Instruction ▸ Search the data for the word "matplotlib" and copy every line that contains it.

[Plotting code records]
-*-
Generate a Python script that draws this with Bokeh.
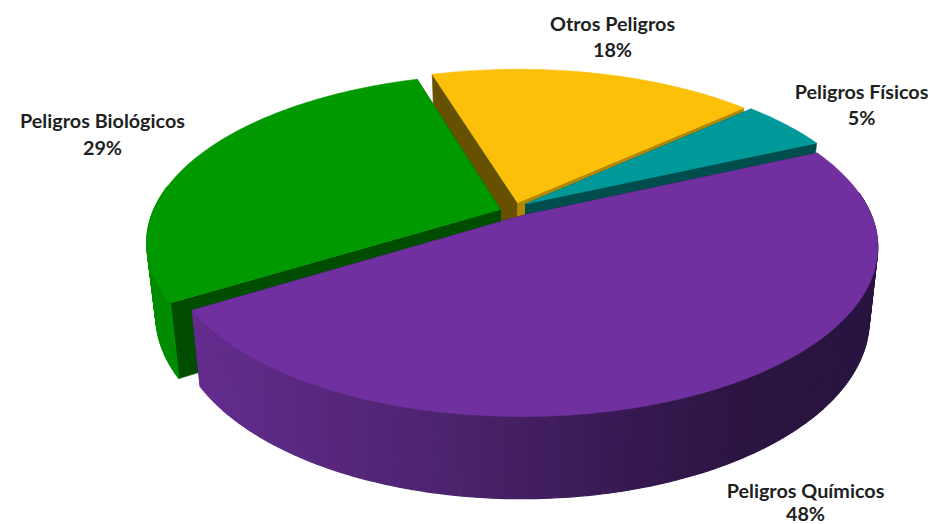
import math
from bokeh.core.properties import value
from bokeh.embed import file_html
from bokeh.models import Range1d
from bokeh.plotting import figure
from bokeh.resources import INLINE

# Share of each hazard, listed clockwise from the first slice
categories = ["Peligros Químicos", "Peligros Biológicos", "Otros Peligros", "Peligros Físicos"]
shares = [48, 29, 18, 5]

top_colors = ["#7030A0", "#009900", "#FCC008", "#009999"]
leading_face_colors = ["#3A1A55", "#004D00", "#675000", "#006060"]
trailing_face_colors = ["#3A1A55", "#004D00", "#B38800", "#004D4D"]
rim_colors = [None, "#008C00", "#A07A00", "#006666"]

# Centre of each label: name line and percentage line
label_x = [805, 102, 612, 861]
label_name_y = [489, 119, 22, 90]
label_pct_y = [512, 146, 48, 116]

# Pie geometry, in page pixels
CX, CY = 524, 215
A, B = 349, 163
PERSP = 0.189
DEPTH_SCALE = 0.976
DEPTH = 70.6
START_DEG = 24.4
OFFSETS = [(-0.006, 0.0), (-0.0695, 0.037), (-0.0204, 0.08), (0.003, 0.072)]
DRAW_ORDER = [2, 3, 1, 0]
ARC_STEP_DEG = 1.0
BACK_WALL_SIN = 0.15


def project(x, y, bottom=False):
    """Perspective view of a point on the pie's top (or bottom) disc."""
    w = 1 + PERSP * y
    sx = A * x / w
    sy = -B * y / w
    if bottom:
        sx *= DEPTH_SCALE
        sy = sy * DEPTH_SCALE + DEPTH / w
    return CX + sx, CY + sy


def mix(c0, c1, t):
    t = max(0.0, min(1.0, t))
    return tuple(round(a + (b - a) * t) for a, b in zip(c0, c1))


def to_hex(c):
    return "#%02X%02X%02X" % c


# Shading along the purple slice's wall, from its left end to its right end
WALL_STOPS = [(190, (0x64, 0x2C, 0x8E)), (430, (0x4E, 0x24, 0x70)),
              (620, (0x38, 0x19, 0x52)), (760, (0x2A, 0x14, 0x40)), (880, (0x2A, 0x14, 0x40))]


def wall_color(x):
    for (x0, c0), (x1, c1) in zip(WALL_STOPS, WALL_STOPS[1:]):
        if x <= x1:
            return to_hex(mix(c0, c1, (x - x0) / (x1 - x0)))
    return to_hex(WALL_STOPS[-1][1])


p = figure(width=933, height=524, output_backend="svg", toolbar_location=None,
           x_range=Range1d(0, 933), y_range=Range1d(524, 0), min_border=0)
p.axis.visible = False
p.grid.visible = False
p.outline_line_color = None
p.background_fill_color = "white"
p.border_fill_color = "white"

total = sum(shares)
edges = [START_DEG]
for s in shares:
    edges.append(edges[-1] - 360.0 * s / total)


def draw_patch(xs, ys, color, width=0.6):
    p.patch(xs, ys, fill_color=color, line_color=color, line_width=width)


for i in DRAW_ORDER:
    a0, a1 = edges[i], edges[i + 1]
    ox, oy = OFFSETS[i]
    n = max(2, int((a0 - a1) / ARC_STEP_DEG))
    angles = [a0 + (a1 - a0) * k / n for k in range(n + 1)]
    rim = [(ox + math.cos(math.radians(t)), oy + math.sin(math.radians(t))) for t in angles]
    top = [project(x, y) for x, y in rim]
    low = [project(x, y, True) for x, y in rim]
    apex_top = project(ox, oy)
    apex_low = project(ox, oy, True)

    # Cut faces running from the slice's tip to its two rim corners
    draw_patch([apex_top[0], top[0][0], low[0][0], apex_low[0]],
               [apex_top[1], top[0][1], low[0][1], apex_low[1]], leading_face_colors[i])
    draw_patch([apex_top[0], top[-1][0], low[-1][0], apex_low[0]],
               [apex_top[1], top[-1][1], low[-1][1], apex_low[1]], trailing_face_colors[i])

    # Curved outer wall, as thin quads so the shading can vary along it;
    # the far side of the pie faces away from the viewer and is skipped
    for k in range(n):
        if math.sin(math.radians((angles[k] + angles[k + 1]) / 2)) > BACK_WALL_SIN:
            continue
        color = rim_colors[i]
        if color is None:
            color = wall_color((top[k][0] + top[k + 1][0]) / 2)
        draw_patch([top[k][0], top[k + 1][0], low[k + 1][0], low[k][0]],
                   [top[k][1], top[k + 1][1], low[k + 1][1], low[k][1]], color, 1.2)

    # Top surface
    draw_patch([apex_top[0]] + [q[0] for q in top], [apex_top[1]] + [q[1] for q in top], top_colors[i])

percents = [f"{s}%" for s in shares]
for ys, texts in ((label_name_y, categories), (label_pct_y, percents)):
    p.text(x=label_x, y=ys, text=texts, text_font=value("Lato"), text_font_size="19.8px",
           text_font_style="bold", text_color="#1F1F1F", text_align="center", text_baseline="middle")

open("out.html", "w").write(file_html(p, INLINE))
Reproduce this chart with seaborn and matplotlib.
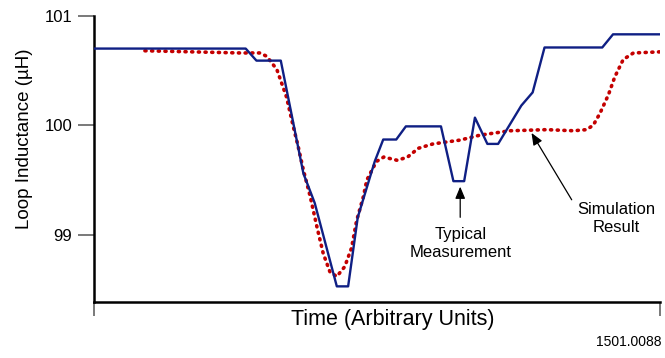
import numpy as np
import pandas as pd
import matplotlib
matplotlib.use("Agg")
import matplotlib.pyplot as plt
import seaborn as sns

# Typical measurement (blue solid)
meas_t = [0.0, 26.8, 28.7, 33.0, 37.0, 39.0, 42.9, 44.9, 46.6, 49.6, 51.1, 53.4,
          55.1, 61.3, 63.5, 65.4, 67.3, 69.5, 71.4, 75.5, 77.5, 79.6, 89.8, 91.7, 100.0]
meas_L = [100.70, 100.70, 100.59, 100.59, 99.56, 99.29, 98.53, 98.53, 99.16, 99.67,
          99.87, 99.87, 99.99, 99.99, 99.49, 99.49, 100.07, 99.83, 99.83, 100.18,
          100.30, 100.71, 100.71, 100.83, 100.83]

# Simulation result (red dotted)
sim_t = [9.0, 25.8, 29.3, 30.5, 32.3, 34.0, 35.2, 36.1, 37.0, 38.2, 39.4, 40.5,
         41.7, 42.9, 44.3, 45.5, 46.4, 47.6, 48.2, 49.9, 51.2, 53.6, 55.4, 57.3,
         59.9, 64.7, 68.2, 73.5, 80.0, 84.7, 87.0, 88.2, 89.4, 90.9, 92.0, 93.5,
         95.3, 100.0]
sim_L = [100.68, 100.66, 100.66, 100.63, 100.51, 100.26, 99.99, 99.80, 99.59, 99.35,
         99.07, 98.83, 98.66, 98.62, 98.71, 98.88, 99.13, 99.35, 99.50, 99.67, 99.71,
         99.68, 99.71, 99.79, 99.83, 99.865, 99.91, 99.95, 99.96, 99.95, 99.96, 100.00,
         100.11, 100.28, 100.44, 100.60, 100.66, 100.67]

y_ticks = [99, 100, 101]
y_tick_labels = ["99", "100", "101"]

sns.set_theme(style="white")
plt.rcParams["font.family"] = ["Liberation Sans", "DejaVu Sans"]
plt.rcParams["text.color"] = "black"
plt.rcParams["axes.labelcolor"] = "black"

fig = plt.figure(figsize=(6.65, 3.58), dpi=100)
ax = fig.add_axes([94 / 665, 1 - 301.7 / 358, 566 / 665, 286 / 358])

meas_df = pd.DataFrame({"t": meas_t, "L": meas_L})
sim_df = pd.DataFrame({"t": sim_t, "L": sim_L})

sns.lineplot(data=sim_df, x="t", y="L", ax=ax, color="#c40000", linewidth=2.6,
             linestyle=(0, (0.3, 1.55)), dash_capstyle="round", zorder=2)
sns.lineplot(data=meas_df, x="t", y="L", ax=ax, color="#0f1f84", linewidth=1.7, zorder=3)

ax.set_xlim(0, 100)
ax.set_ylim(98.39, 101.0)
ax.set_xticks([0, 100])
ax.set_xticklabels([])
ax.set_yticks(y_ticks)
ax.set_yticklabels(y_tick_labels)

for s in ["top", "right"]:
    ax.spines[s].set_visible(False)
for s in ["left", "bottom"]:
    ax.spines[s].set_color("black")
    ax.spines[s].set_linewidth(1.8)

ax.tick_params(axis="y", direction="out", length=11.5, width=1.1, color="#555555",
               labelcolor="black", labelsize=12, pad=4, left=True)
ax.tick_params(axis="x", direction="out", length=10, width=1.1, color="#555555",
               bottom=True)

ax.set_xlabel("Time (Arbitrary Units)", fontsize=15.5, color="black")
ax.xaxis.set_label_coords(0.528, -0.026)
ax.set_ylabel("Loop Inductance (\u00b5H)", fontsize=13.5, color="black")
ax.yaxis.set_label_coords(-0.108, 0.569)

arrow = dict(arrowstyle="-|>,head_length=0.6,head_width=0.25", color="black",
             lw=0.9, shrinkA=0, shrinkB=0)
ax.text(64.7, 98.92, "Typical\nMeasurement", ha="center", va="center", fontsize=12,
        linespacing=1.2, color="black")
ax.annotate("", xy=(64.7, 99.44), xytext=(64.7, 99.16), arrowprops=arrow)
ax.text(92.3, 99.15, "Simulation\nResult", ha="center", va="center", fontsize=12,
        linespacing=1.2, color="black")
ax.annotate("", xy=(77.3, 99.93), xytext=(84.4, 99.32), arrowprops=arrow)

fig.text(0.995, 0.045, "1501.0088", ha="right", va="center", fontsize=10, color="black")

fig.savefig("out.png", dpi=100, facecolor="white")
-*-
Expected answer ▸
Reproduce this chart with seaborn and matplotlib.
import matplotlib
matplotlib.use("Agg")
import matplotlib.pyplot as plt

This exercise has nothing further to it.